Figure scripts
────
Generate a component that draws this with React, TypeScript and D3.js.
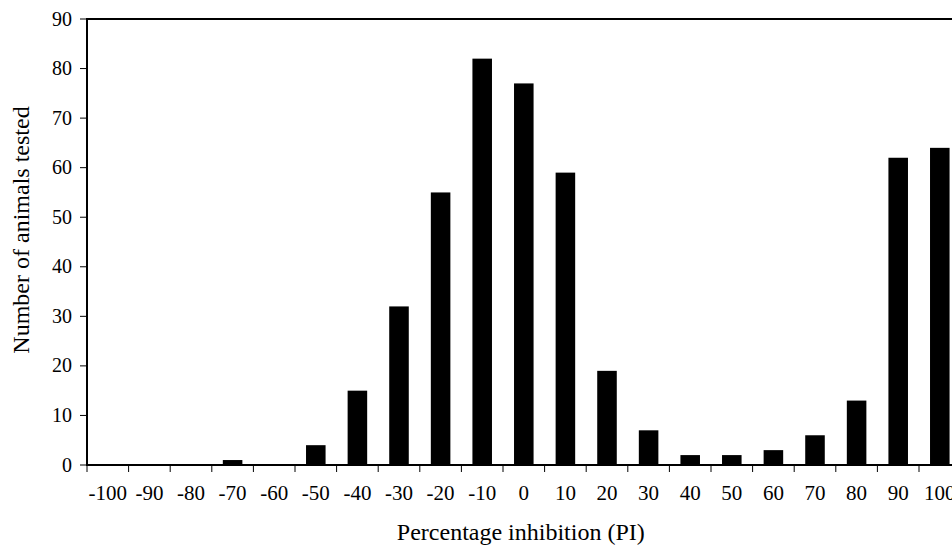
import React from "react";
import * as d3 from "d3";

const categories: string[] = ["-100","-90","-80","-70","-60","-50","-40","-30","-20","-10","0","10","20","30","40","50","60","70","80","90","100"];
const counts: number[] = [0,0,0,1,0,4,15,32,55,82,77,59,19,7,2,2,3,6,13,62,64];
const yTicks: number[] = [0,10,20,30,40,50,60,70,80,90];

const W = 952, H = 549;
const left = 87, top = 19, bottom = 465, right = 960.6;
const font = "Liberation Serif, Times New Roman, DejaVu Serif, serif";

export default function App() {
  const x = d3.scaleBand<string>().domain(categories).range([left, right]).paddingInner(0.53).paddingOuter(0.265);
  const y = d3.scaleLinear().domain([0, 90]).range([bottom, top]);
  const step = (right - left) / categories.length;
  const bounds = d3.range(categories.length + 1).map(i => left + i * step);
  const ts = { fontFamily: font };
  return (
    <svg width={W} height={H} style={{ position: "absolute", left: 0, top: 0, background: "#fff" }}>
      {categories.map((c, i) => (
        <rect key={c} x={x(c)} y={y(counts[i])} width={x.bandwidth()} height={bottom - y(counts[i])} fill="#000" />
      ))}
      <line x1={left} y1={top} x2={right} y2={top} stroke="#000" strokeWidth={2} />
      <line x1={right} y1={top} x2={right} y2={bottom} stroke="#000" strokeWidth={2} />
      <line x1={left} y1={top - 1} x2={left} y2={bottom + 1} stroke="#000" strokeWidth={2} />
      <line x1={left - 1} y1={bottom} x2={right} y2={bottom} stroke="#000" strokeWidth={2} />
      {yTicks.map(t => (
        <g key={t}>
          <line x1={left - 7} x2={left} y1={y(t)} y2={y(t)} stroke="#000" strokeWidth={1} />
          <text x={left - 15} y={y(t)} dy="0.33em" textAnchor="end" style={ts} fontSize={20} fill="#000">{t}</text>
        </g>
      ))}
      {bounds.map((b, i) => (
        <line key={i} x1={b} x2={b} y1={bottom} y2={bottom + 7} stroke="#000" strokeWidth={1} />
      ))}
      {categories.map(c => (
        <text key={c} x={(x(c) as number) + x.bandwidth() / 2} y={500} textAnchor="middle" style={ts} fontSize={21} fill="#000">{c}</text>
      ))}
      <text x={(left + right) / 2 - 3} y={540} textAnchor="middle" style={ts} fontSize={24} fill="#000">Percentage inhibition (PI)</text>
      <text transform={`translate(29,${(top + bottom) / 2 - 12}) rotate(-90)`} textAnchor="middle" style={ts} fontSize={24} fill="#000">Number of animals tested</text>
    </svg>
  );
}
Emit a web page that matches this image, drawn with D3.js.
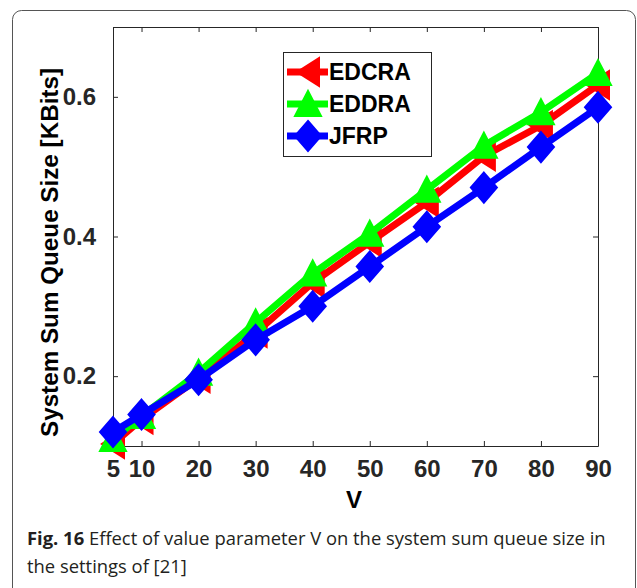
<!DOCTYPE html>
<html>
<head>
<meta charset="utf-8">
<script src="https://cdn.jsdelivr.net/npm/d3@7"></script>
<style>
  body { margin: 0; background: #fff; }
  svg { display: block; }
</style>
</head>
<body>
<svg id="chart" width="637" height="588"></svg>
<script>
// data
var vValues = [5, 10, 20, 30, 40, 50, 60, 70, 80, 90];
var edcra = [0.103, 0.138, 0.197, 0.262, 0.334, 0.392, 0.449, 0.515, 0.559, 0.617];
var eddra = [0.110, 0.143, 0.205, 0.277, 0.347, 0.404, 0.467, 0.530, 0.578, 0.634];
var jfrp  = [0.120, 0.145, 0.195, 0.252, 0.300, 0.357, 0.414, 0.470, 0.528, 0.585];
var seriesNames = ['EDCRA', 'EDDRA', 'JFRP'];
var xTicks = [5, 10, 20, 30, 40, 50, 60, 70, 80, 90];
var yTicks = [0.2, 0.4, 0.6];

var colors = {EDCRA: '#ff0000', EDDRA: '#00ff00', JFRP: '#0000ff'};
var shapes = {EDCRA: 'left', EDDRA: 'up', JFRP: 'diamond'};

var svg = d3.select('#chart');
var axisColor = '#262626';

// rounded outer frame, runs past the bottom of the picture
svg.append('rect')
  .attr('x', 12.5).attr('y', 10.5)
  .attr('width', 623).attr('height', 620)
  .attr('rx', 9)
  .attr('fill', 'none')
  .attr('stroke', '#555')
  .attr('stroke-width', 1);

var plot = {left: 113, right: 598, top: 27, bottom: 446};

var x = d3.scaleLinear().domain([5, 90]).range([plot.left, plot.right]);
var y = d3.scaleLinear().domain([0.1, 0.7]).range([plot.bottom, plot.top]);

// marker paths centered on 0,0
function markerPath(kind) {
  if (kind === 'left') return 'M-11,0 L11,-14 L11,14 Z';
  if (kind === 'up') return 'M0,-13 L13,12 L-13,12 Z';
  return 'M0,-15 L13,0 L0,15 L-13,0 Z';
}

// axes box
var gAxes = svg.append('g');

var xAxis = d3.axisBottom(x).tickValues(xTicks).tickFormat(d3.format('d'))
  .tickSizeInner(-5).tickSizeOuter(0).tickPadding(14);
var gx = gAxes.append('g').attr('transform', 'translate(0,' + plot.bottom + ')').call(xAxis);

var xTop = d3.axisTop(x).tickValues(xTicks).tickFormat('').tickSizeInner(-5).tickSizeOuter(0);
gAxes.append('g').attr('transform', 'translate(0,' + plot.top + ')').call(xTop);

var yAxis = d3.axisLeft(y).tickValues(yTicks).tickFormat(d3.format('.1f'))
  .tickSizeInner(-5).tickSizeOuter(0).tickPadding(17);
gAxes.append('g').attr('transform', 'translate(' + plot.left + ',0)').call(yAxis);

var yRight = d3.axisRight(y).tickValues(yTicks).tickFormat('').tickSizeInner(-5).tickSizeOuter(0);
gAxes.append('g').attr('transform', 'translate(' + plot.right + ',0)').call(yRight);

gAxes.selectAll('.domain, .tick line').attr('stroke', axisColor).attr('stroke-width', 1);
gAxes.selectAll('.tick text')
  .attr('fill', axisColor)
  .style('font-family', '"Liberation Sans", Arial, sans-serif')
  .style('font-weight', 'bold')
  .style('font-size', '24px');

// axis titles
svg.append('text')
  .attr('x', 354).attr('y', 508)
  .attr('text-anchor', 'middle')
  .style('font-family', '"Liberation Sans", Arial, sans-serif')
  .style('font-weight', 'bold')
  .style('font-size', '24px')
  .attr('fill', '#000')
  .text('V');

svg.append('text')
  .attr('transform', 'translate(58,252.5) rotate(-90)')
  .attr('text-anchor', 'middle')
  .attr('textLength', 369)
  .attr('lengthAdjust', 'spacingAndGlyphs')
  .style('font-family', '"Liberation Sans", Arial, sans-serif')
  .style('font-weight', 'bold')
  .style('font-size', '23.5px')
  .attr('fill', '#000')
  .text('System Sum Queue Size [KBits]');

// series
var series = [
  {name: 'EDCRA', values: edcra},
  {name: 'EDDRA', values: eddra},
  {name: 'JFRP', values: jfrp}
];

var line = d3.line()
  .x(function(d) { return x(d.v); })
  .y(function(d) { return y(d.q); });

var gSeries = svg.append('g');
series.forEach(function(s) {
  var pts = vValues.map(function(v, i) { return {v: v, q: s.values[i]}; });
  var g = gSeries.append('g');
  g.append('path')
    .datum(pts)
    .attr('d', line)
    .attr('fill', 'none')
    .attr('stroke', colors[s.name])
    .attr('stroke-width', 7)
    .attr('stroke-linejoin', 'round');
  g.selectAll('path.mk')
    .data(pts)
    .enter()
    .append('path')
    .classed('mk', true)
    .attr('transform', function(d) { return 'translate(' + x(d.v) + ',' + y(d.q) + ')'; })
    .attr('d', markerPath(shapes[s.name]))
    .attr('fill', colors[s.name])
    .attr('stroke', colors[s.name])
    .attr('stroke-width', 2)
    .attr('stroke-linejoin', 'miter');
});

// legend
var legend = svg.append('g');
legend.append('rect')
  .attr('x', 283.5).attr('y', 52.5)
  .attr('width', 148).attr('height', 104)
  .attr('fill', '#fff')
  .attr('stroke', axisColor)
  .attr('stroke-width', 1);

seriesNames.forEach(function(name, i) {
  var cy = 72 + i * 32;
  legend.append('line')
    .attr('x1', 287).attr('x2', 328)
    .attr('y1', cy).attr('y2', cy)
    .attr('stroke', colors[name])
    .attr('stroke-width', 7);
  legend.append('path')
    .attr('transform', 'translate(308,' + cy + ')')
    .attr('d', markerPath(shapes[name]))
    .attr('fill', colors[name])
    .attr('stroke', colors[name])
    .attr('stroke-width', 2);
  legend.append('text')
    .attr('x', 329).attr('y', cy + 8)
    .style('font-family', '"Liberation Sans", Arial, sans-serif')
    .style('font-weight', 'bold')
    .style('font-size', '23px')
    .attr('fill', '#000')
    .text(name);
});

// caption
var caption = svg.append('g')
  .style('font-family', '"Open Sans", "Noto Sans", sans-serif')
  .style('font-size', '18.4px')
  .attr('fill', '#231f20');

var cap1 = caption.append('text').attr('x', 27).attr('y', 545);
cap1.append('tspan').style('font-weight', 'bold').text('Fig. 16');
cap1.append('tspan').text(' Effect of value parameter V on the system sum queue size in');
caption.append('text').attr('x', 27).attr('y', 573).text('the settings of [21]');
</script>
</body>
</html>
────
◆ **Exercise objective**
Quote, exactly and only, the lines from the first line of the data above through the line containing "Serif, Times New". The pictures do not belong in it.

◆ **Task response**
Generate a component that draws this with React, TypeScript and D3.js.
import React from "react";
import * as d3 from "d3";

const categories: string[] = ["-100","-90","-80","-70","-60","-50","-40","-30","-20","-10","0","10","20","30","40","50","60","70","80","90","100"];
const counts: number[] = [0,0,0,1,0,4,15,32,55,82,77,59,19,7,2,2,3,6,13,62,64];
const yTicks: number[] = [0,10,20,30,40,50,60,70,80,90];

const W = 952, H = 549;
const left = 87, top = 19, bottom = 465, right = 960.6;
const font = "Liberation Serif, Times New Roman, DejaVu Serif, serif";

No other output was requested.